Why? Because when a population are broadly suffering together-no matter how bad that shared suffering is-that shared experience potentially promotes the kind of belonging and social participation that helps keep people feeling their lives are liveable. This thesis applies even when what we share is loneliness and isolation.

However, when there is inequality and people start comparing their experience of lockdown in negative ways, we have what is called the 'relative misery' hypothesis: suicide rates may increase because vulnerable people see some people as having greater freedoms, benefits, and capability of getting away with breaches than they do.

Premier Andrews and others are, therefore, right to condemn Nadia Bartel for the damage that she does to that shared social bond by attempting to flout the rules that others suffer through, by hoping to get away with contravening the regulations repeatedly, and by expected to be treated differently. And, worse, by expecting that her apology is enough, while going on breaking the rules again, showing herself to be not just above the law, but above the requirements everyone else must abide by.

In slamming her behaviour, this is not about punishing or shaming an individual. It is about propping up a fragile, wounded community with the reminder-or, indeed, evidence-that community standards matter and that equitable treatment under the law is serious for the wellbeing of the community.
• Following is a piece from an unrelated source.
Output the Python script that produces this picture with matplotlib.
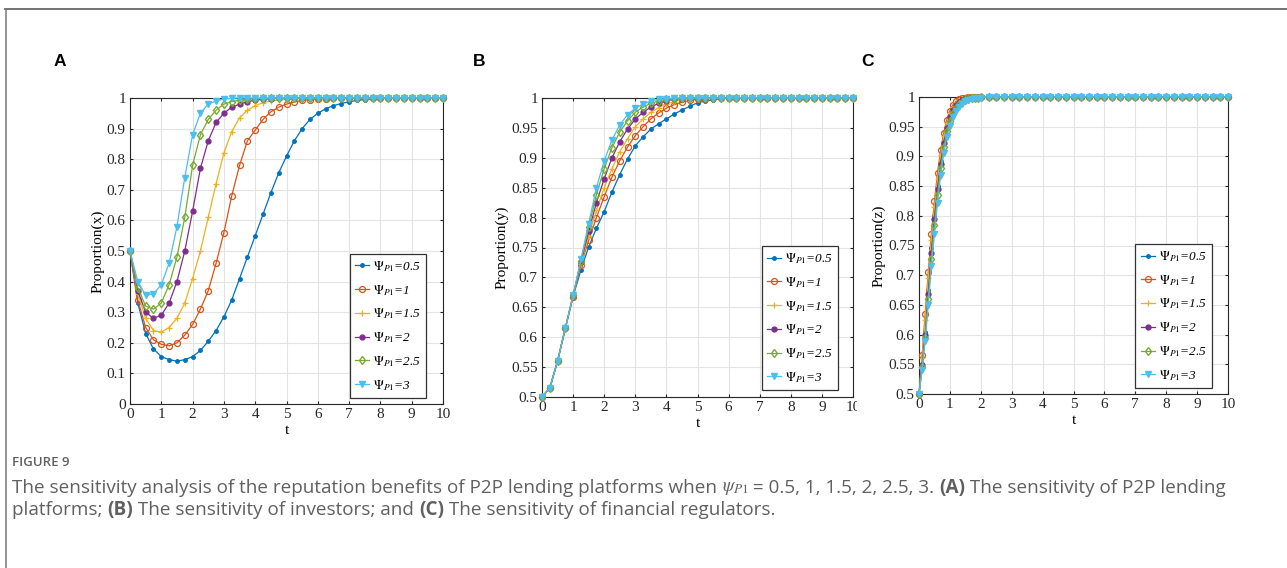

Just as the community feels wounded when a chief executive of a multimillion-dollar technology company lies on a border pass to sail his yacht from Sydney into Queensland in contravention of the border rules while others are unable to rejoin families or take holidays overseas, or when a kid boasts about his family sneaking through back-roads from Melbourne to the Gold Coast when everyone else is stuck on one side of a border, Bartel's behaviour smacks of the kinds of inequities, rule-breaking and 'above the law' mentality that wounds an otherwise obedient community.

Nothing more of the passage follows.